The Losses Just Keep Piling Up

Journal Entry: March 16, 2018

When you lose your baby, you lose a lot. Losing your baby is the worst loss, but you lose so much more than you could ever imagine. Each day seems to be a discovery of yet another loss, another loss that comes with losing your baby. The losses just keep piling up.

You lose all of the obvious things. You lose watching your child open his eyes, hearing his cries, and feeling his tiny fingers grab your face. You lose hearing his giggles and the pitter patter of his feet, the sweetest sounds, your ears will never hear.

You lose yourself and the entire future you had envisioned. The smile is robbed from your face, you’re lightheartedness eludes you and the ability to fully live in the moments of joy and happiness is gone for a long while, because you know that the sadness will return. It is just a matter of time. You lose holidays with your first born son and you lose spending your first mother’s day, as a mom, with your child in your arms. You lose celebrating your third decade worth of trips around the sun, as a family of three. You often, literally, lose the ability to breathe and, sometime, you feel certain, you will lose the beating of your own heart.

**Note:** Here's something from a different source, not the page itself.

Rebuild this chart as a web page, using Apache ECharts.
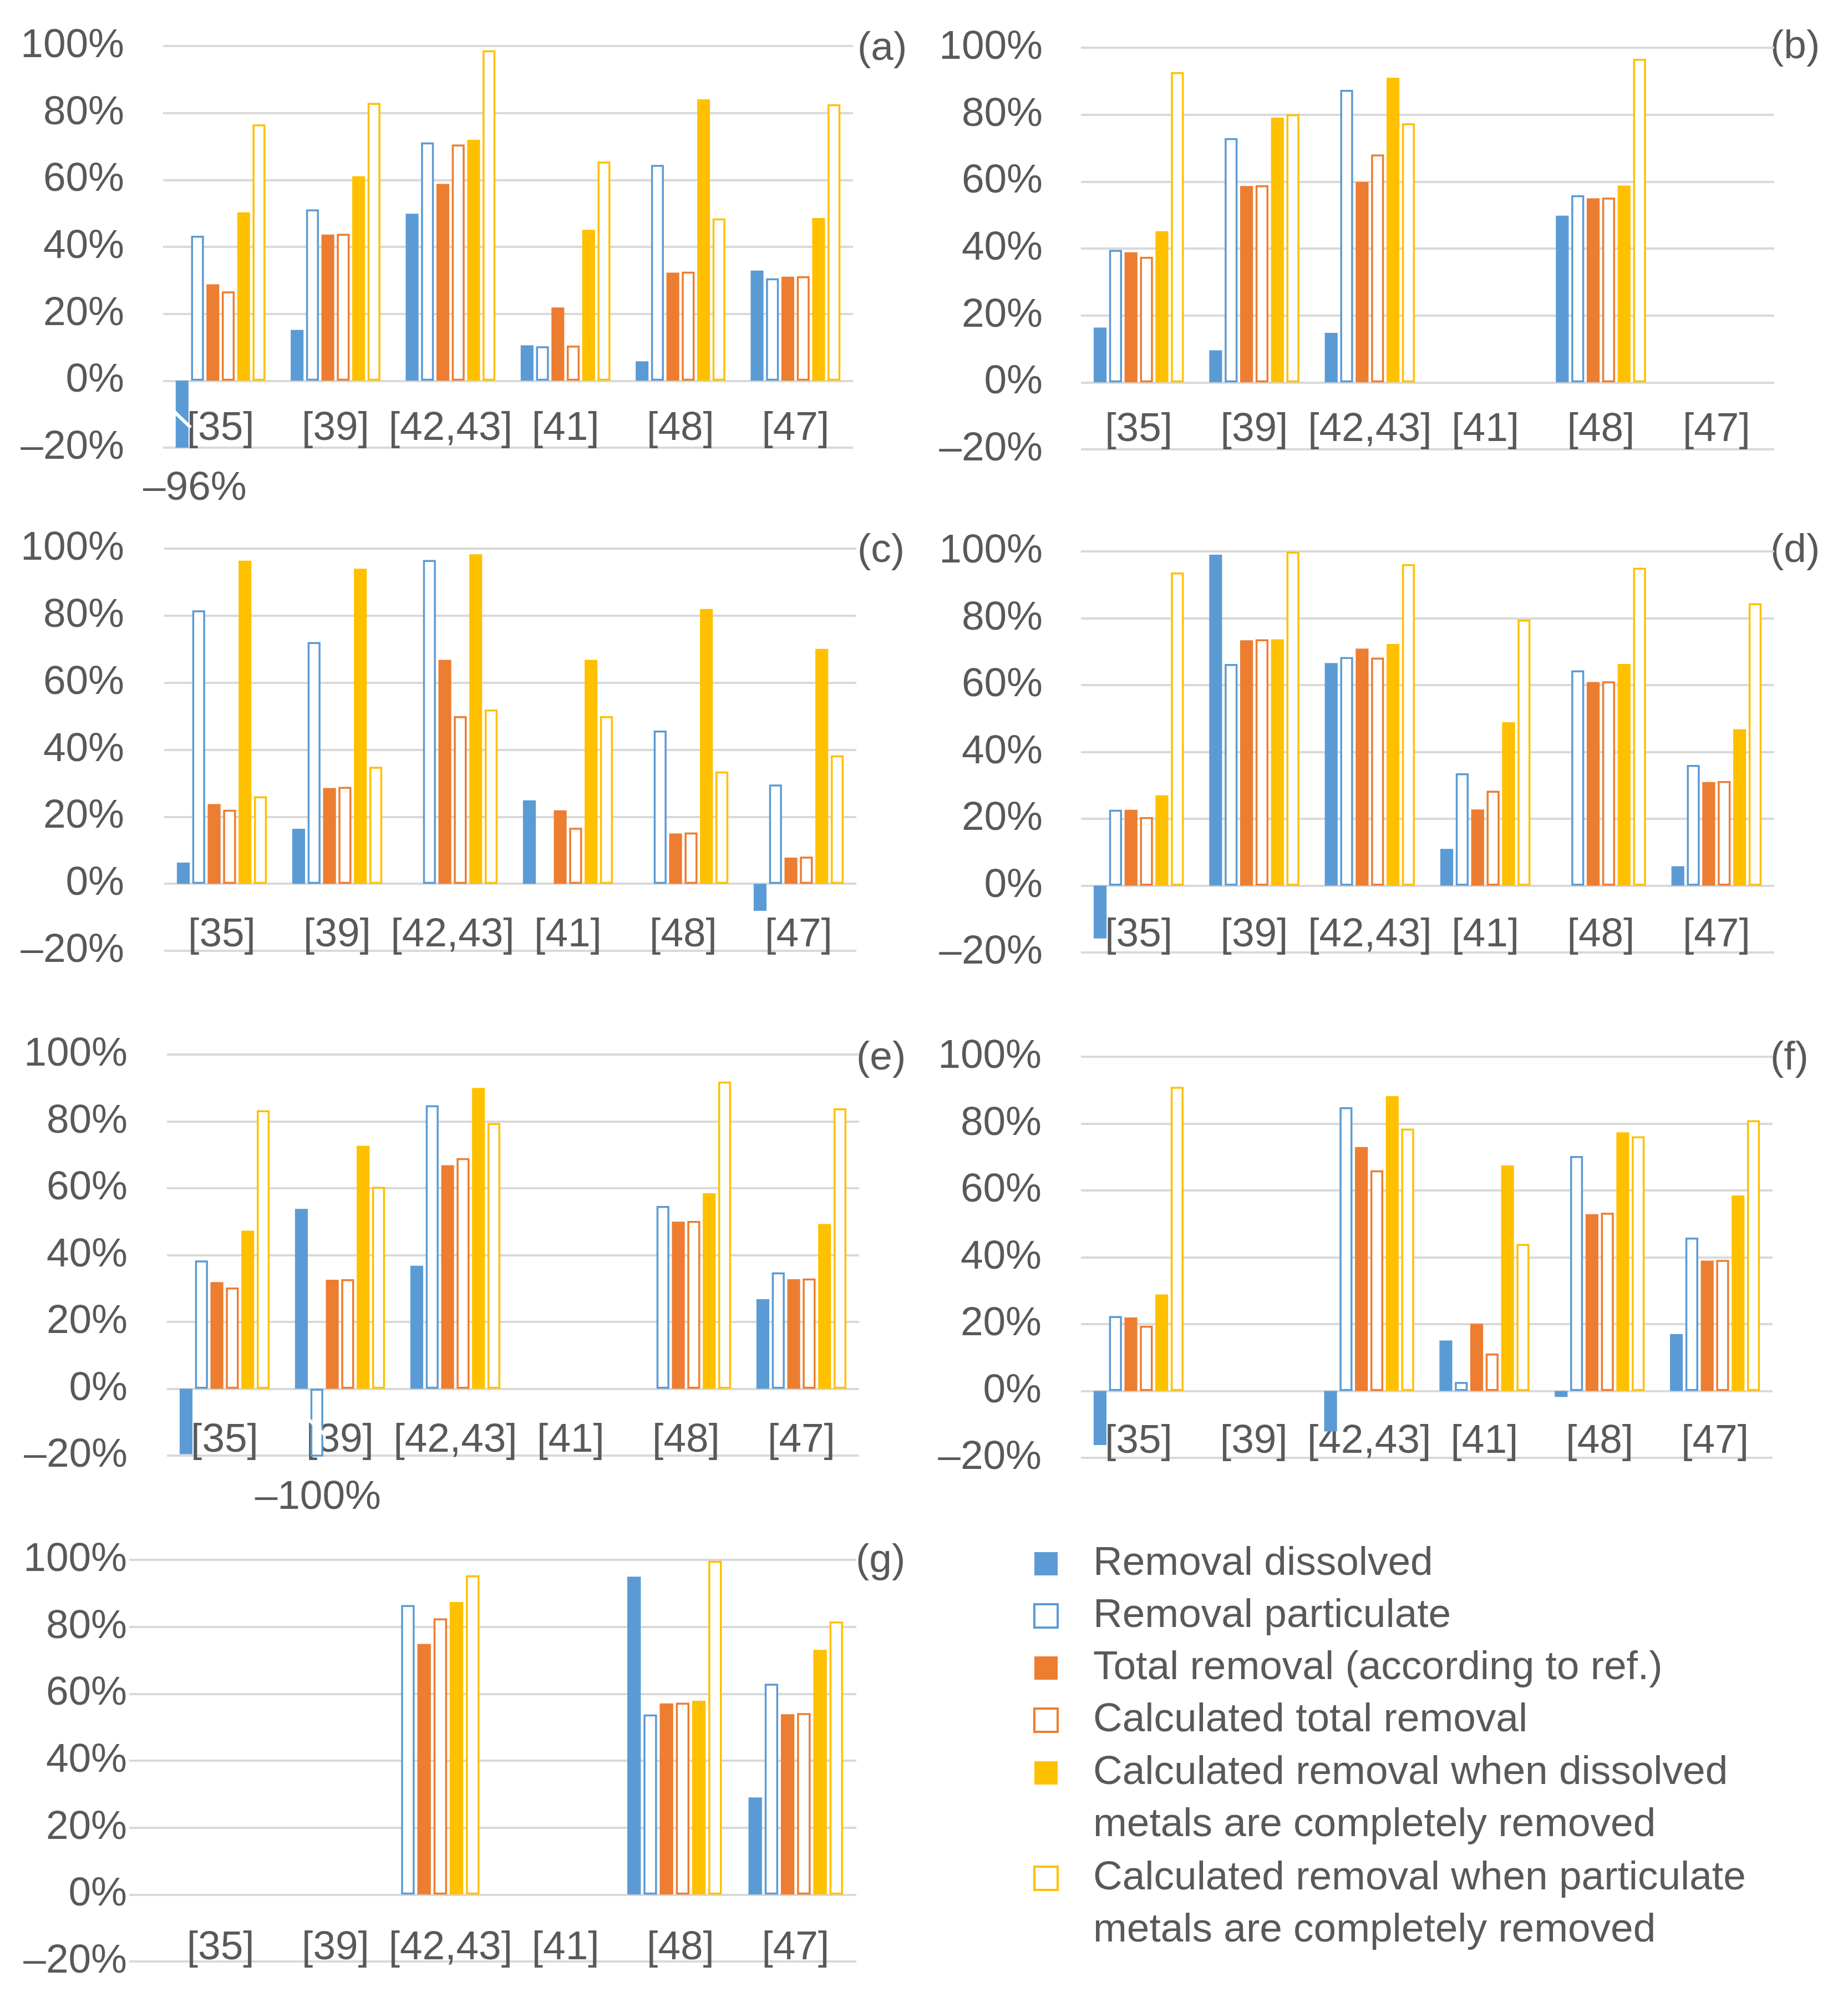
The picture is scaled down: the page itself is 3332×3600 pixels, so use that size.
<!DOCTYPE html>
<html>
<head>
<meta charset="utf-8">
<script src="https://cdn.jsdelivr.net/npm/echarts@6/dist/echarts.min.js"></script>
<style>
html,body{margin:0;padding:0;background:#ffffff;}
#chart{width:3332px;height:3600px;}
</style>
</head>
<body>
<div id="chart"></div>
<script>
// ---------------- DATA ----------------
const categories = ['[35]', '[39]', '[42,43]', '[41]', '[48]', '[47]'];
const panelLabels = ['(a)', '(b)', '(c)', '(d)', '(e)', '(f)', '(g)'];
const yMin = -0.2, yMax = 1.0, yStep = 0.2;

// one row per panel (a)..(g), one value per category
const removalDissolved = [
  [-0.96, 0.152, 0.499, 0.106, 0.058, 0.329],
  [0.164, 0.096, 0.148, null, 0.498, null],
  [0.063, 0.164, null, 0.249, null, -0.081],
  [-0.158, 0.990, 0.666, 0.110, null, 0.058],
  [-0.196, 0.538, 0.368, null, null, 0.268],
  [-0.162, null, -0.121, 0.151, -0.018, 0.170],
  [null, null, null, null, 0.950, 0.290]
];
const removalParticulate = [
  [0.433, 0.512, 0.712, 0.103, 0.645, 0.306],
  [0.396, 0.730, 0.874, null, 0.559, null],
  [0.816, 0.721, 0.966, null, 0.457, 0.296],
  [0.227, 0.663, 0.684, 0.336, 0.644, 0.361],
  [0.384, -1.00, 0.848, null, 0.547, 0.348],
  [0.224, null, 0.849, 0.027, 0.703, 0.459],
  [null, null, 0.865, null, 0.538, 0.630]
];
const totalRemovalRef = [
  [0.288, 0.437, 0.588, 0.219, 0.323, 0.311],
  [0.389, 0.587, 0.599, null, 0.550, null],
  [0.238, 0.286, 0.668, 0.219, 0.150, 0.078],
  [0.227, 0.734, 0.709, 0.228, 0.609, 0.310],
  [0.319, 0.326, 0.669, null, 0.500, 0.328],
  [0.220, null, 0.730, 0.201, 0.529, 0.390],
  [null, null, 0.749, null, 0.571, 0.539]
];
const calculatedTotal = [
  [0.267, 0.439, 0.706, 0.105, 0.326, 0.312],
  [0.375, 0.589, 0.681, null, 0.552, null],
  [0.221, 0.289, 0.500, 0.167, 0.153, 0.081],
  [0.205, 0.737, 0.682, 0.284, 0.611, 0.313],
  [0.303, 0.328, 0.690, null, 0.502, 0.330],
  [0.195, null, 0.660, 0.112, 0.533, 0.392],
  [null, null, 0.825, null, 0.573, 0.542]
];
const dissolvedComplete = [
  [0.503, 0.611, 0.720, 0.451, 0.841, 0.486],
  [0.452, 0.791, 0.910, null, 0.588, null],
  [0.964, 0.940, 0.983, 0.668, 0.820, 0.701],
  [0.270, 0.737, 0.723, 0.489, 0.663, 0.468],
  [0.473, 0.727, 0.900, null, 0.585, 0.493],
  [0.289, null, 0.882, 0.675, 0.774, 0.585],
  [null, null, 0.874, null, 0.579, 0.731]
];
const particulateComplete = [
  [0.766, 0.830, 0.987, 0.655, 0.485, 0.826],
  [0.927, 0.801, 0.774, null, 0.967, null],
  [0.261, 0.349, 0.520, 0.500, 0.335, 0.383],
  [0.937, 0.999, 0.962, 0.796, 0.951, 0.845],
  [0.833, 0.604, 0.795, null, 0.919, 0.839],
  [0.910, null, 0.785, 0.440, 0.762, 0.810],
  [null, null, 0.954, null, 0.997, 0.816]
];
// axis-break marks: [panel, category index, series index, value where the break is drawn]
const breakMarks = [
  [0, 0, 0, -0.115],
  [4, 1, 1, -0.115]
];

// ---------------- STYLE / LAYOUT ----------------
const FONT = '"Liberation Sans", Arial, Helvetica, sans-serif';
const TXT = '#595959';
const GRIDC = '#D9D9D9';
const FS = 73;
const CAT_GAP = 0.22, BAR_GAP = 0.20, NBARS = 6;

const seriesDefs = [
  { name: 'Removal dissolved', data: removalDissolved, color: '#5B9BD5', outline: false },
  { name: 'Removal particulate', data: removalParticulate, color: '#5B9BD5', outline: true },
  { name: 'Total removal (according to ref.)', data: totalRemovalRef, color: '#ED7D31', outline: false },
  { name: 'Calculated total removal', data: calculatedTotal, color: '#ED7D31', outline: true },
  { name: 'Calculated removal when dissolved\nmetals are completely removed', data: dissolvedComplete, color: '#FFC000', outline: false },
  { name: 'Calculated removal when particulate\nmetals are completely removed', data: particulateComplete, color: '#FFC000', outline: true }
];

const panelLayout = [
  { left: 294, top: 83, width: 1244, height: 724, yMargin: 70, xMargin: -76, tagX: 1546, tagY: 88, overflowDx: 23 },
  { left: 1949, top: 86, width: 1250, height: 724, yMargin: 69, xMargin: -77, tagX: 3192, tagY: 85, overflowDx: 0 },
  { left: 296, top: 989, width: 1248, height: 725, yMargin: 72, xMargin: -70, tagX: 1546, tagY: 993, overflowDx: 0 },
  { left: 1949, top: 994, width: 1250, height: 723, yMargin: 69, xMargin: -73, tagX: 3192, tagY: 993, overflowDx: 0 },
  { left: 301, top: 1901, width: 1248, height: 723, yMargin: 71, xMargin: -69, tagX: 1544, tagY: 1908, overflowDx: 2 },
  { left: 1949, top: 1905, width: 1247, height: 723, yMargin: 71, xMargin: -71, tagX: 3192, tagY: 1908, overflowDx: 0 },
  { left: 233, top: 2812, width: 1311, height: 724, yMargin: 4, xMargin: -66, tagX: 1543, tagY: 2814, overflowDx: 0 }
];
// the category labels of panel (g) sit where the other left panels have them
const gLabelGrid = { left: 294, top: 2812, width: 1244, height: 724, xMargin: -66 };

function pct(v) {
  const r = Math.round(Math.abs(v) * 100);
  return (v < 0 && r !== 0 ? '\u2013' : '') + r + '%';
}

const grids = [], xAxes = [], yAxes = [], series = [];

function catAxis(gridIndex, showLabel, margin) {
  return {
    type: 'category', gridIndex: gridIndex, data: categories,
    axisLine: { show: false, onZero: false },
    axisTick: { show: false },
    splitLine: { show: false },
    axisLabel: { show: showLabel, interval: 0, hideOverlap: false, margin: margin,
                 fontSize: FS, lineHeight: 84, color: TXT, fontFamily: FONT }
  };
}

panelLayout.forEach((L, p) => {
  grids.push({ left: L.left, top: L.top, width: L.width, height: L.height, containLabel: false, outerBoundsMode: 'none' });
  xAxes.push(catAxis(p, p !== 6, L.xMargin));
  yAxes.push({
    type: 'value', gridIndex: p, min: yMin, max: yMax, interval: yStep,
    axisLine: { show: false }, axisTick: { show: false },
    splitLine: { show: true, lineStyle: { color: GRIDC, width: 4 } },
    axisLabel: { margin: L.yMargin, fontSize: FS, color: TXT, fontFamily: FONT, formatter: pct }
  });
  seriesDefs.forEach((d) => {
    series.push({
      type: 'bar', name: d.name, xAxisIndex: p, yAxisIndex: p,
      barCategoryGap: (CAT_GAP * 100) + '%', barGap: (BAR_GAP * 100) + '%',
      itemStyle: d.outline ? { color: '#FFFFFF', borderColor: d.color, borderWidth: 3.5 } : { color: d.color },
      emphasis: { disabled: true },
      data: d.data[p].map(v => (v !== null && v < yMin) ? {
        value: v,
        label: { show: true, position: 'bottom', distance: 32, offset: [L.overflowDx, 0], formatter: pct(v),
                 fontSize: FS, lineHeight: 84, color: TXT, fontFamily: FONT }
      } : v)
    });
  });
  const marks = breakMarks.filter(b => b[0] === p).map(b => [b[1], b[2], b[3]]);
  if (marks.length) {
    series.push({
      type: 'custom', xAxisIndex: p, yAxisIndex: p, z: 10, silent: true,
      encode: { x: 0, y: 2 },
      data: marks,
      renderItem: function (params, api) {
        const cat = api.value(0), si = api.value(1), v = api.value(2);
        const c = api.coord([cat, v]);
        const band = api.size([1, 0])[0];
        const w = band * (1 - CAT_GAP) / (NBARS + (NBARS - 1) * BAR_GAP);
        const total = NBARS * w + (NBARS - 1) * BAR_GAP * w;
        const cx = c[0] - total / 2 + si * w * (1 + BAR_GAP) + w / 2;
        return {
          type: 'line',
          shape: { x1: cx - w / 2 - 4, y1: c[1] - 15, x2: cx + w / 2 + 4, y2: c[1] + 15 },
          style: { stroke: '#FFFFFF', lineWidth: 6 }
        };
      }
    });
  }
});

// label-only grid for panel (g)
grids.push({ left: gLabelGrid.left, top: gLabelGrid.top, width: gLabelGrid.width, height: gLabelGrid.height, containLabel: false, outerBoundsMode: 'none' });
xAxes.push(catAxis(7, true, gLabelGrid.xMargin));
yAxes.push({ type: 'value', gridIndex: 7, min: yMin, max: yMax, interval: yStep, show: false });

const legendText = { fontSize: FS, lineHeight: 94, color: TXT, fontFamily: FONT, padding: [0, 0, 0, 59] };
const legendItem = (d) => d.outline
  ? { name: d.name, itemStyle: { color: '#FFFFFF', borderColor: d.color, borderWidth: 4 } }
  : { name: d.name, itemStyle: { color: d.color, borderWidth: 0 } };

const option = {
  animation: false,
  backgroundColor: '#FFFFFF',
  textStyle: { fontFamily: FONT },
  grid: grids,
  xAxis: xAxes,
  yAxis: yAxes,
  series: series,
  legend: [
    {
      orient: 'vertical', left: 1863, top: 2772, padding: 0,
      itemWidth: 42, itemHeight: 42, itemGap: 0, icon: 'rect',
      selectedMode: false, textStyle: legendText,
      data: seriesDefs.slice(0, 4).map(legendItem)
    },
    {
      orient: 'vertical', left: 1863, top: 3149, padding: 0,
      itemWidth: 42, itemHeight: 136, itemGap: 2,
      icon: 'path://M0,0L10,0L10,10L0,10Z M0,32.38L0.001,32.38',
      selectedMode: false, textStyle: legendText,
      data: seriesDefs.slice(4).map(legendItem)
    }
  ],
  graphic: panelLayout.map((L, i) => ({
    type: 'text', x: L.tagX, y: L.tagY, silent: true,
    style: { text: panelLabels[i], fontSize: FS, fontFamily: FONT, fill: TXT, verticalAlign: 'middle', align: 'left' }
  }))
};

const chart = echarts.init(document.getElementById('chart'), null, { renderer: 'canvas', width: 3332, height: 3600 });
chart.setOption(option);
</script>
</body>
</html>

Then there are the many, less obvious things you lose. You lose the experience of taking your toddler to church and watching him curiously look up at the pastor as he offers him God’s blessings, during communion. You lose picking out birthday cards for your first born child. You lose the stories of the funny and sometimes seemingly profound things he would have said to his dad, on Saturday afternoon fishing adventures. You lose the ability to simply be happy for other pregnant women and new moms, not because you don’t want to be anything but happy for them, but because it brings all of your pain back to the surface.

The real kicker are the losses that you actually have to spend time sorting your feeling out, to realize that the reason something is making you so upset, is because it is yet another loss. There is the loss of the shared experience of your first pregnancy, with a friend. You also lose the shared experience of parenting children of the same age, with that same friend.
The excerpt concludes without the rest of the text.